FBI analyzing new explosive from Al Qaeda
WASHINGTON — The FBI is analyzing a sophisticated explosive device, similar to the underwear bomb used in an attempt to blow up a passenger jet over Detroit in 2009, that U.S. officials believe was built by Al Qaeda’s affiliate in Yemen in an effort to target Western aircraft.
U.S. officials said Monday that no one was captured by U.S. agencies as part of the operation. The officials emphasized that they found no sign of an active plot to use the new bomb design against U.S. aviation or U.S.-bound jetliners.
The device was given to the CIA by a government outside Yemen, officials said. The White House said President Obama was informed of the discovery in April by John Brennan, his top counter-terrorism advisor, and was assured it “did not pose a threat to the public.”

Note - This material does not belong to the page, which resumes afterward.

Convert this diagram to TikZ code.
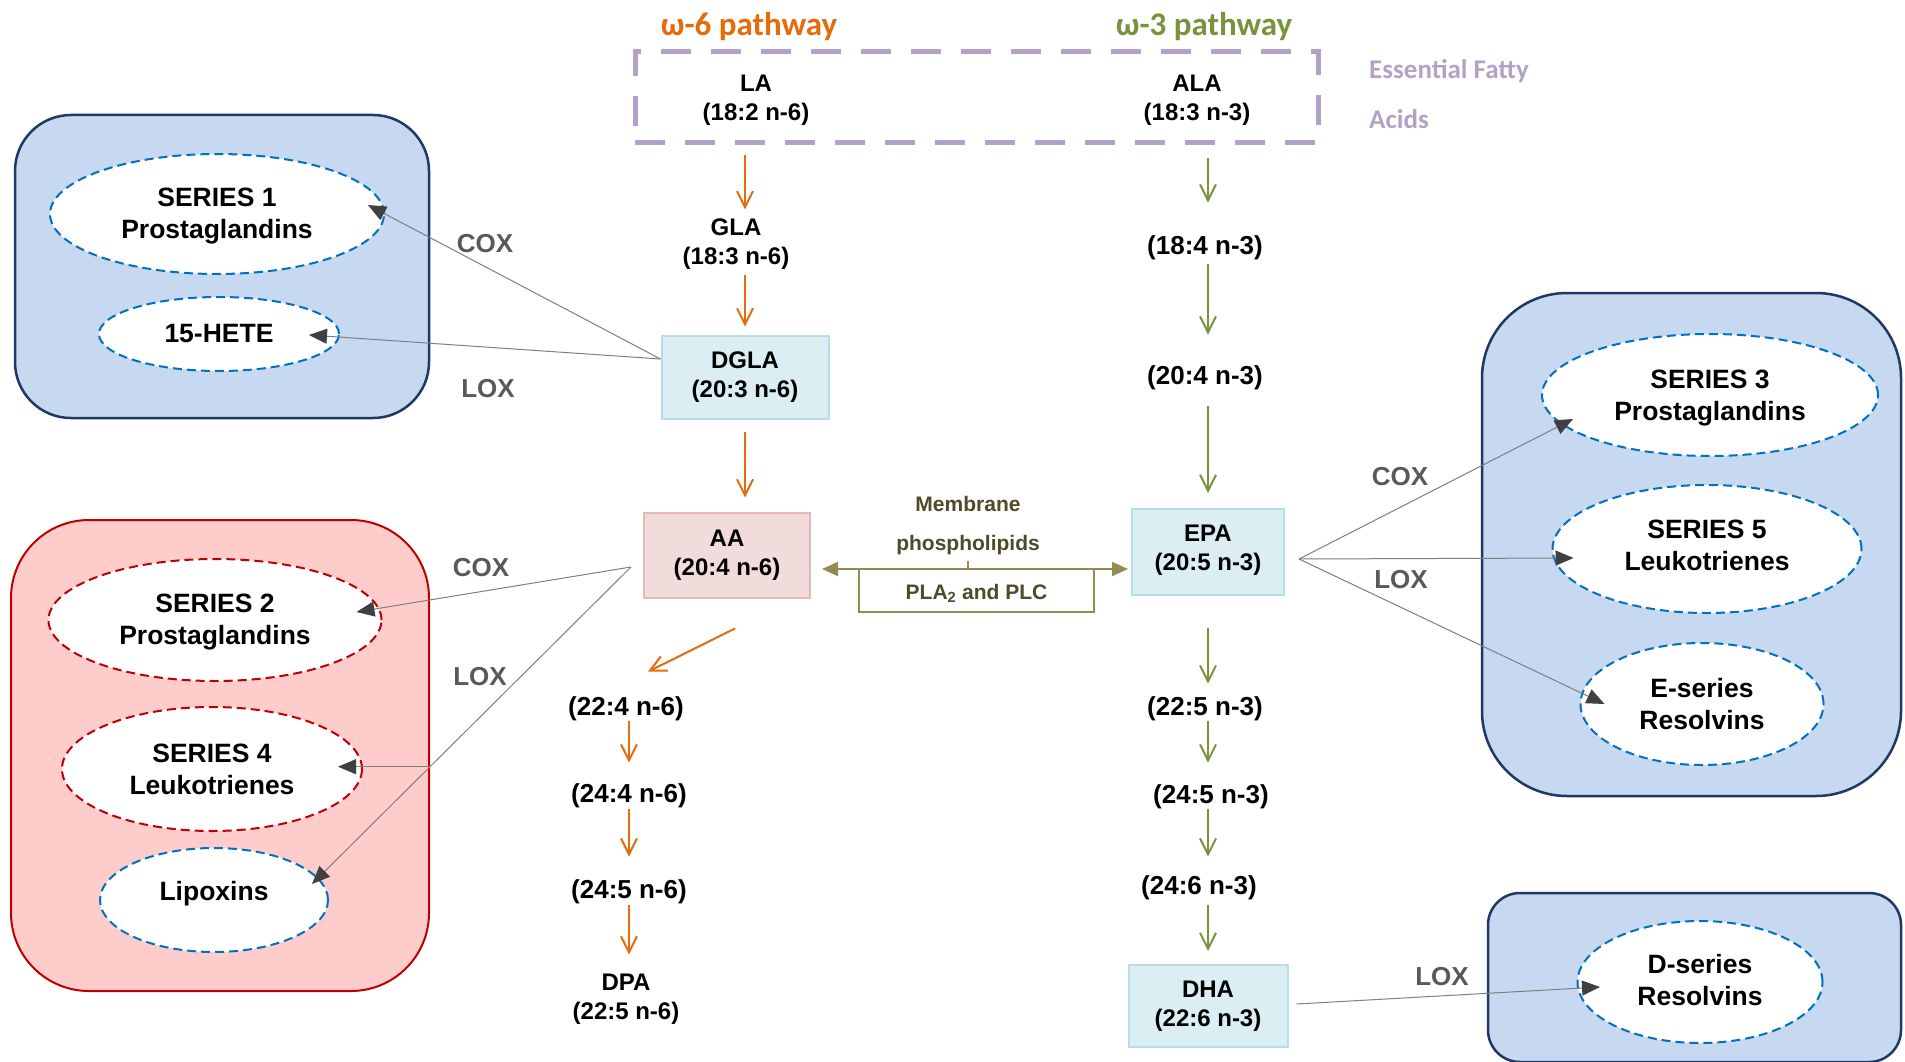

Despite the timing, U.S. officials said they did not believe the device was to be used to mark the first anniversary last week of the killing of Osama bin Laden, or the start ofU.S. military tribunal proceedings against five men accused of orchestrating the terrorist attacks of Sept. 11, 2001.
“At no time was this a viable plot,” said a U.S. official who was not authorized to be quoted discussing the matter.
Instead, U.S. officials said, the discovery demonstrates Al Qaeda’s continued interest in designing a bomb that can be smuggled through ever-tighter airport security, including body imaging machines, to bring down a passenger jet.
The device is “very similar” to bombs previously designed by Al Qaeda in the Arabian Peninsula, which is based in Yemen, in attempted attacks “against aircraft and for targeted assassinations,” the FBI said in a statement.
The device “has the hallmarks” of bombs used in a failed attempt to kill a senior Saudi security official, Muhammad bin Nayef, in August 2009, and in the failed plot to blow up a Northwest Airlines jetliner over Detroit on Christmas Day 2009, said a second U.S. official who would not be quoted by name discussing national security information.
But the latest bomb is an improved version, the official added, with a better detonation system.
“It is clear that AQAP is revamping its bomb techniques to try to avoid the causes of the failure of the 2009 device” over Detroit, the official said.
After an initial examination, the FBI concluded the device was probably built by Ibrahim Hassan Asiri, arguably the terrorist network’s most infamous and ambitious bomb maker. Asiri is known for using pentaerythritol tetranitrate, or PETN, and hiding bombs in imaginative ways.
Asiri’s bombs are a source of intense concern to Western security officials. PETN gives off relatively little vapor, making it more difficult to detect by bomb-sniffing dogs. Since it can be detonated without metal parts, it may pass through metal detectors without raising alarms.
Asiri’s fingerprint was found on the bomb hidden in the underwear of Umar Farouk Abdulmutallab in the Detroit case. The bomb in his pants fizzled but did not explode.
In February, a U.S. federal judge sentenced Abdulmutallab to life in prison without parole after he was convicted of attempted use of a weapon of mass destruction, attempted murder of 289 people and other crimes.
FBI bomb analysts believe Asiri also built bombs that were hidden in printer cartridges in October 2010 and shipped as air freight on cargo jets headed for the U.S. That plot was thwarted with the help of Saudi intelligence.
Sen. Dianne Feinstein (D-Calif.), chairwoman of the Senate Intelligence Committee, said Monday that the latest device was “of new design and very difficult to detect” by a metal detector.
National security officials said the device showed that Al Qaeda’s affiliate in Yemen remained determined to attack the United States and its allies.
“The device and the plot are consistent with what we know about AQAP’s plans, intentions and capabilities,” said a U.S. official who spoke on condition of anonymity when discussing classified information. “They remain committed to striking targets in Yemen, Saudi Arabia, the homeland, and Europe.”
The official added that Al Qaeda was “probably feeling pressure … to avenge the deaths” of Bin Laden and Anwar Awlaki, an American-born member of Al Qaeda who was targeted and killed by a U.S. drone strike in Yemen last fall.
The White House, which was accused by critics of trying to politicize the anniversary of Bin Laden’s death to help the president’s reelection campaign, rushed to reassure the public.
Caitlin Hayden, deputy spokeswoman for the National Security Council, said in a statement:
“While the president was assured that the device did not pose a threat to the public, he directed the Department of Homeland Security and law enforcement and intelligence agencies to take whatever steps necessary to guard against this type of attack.”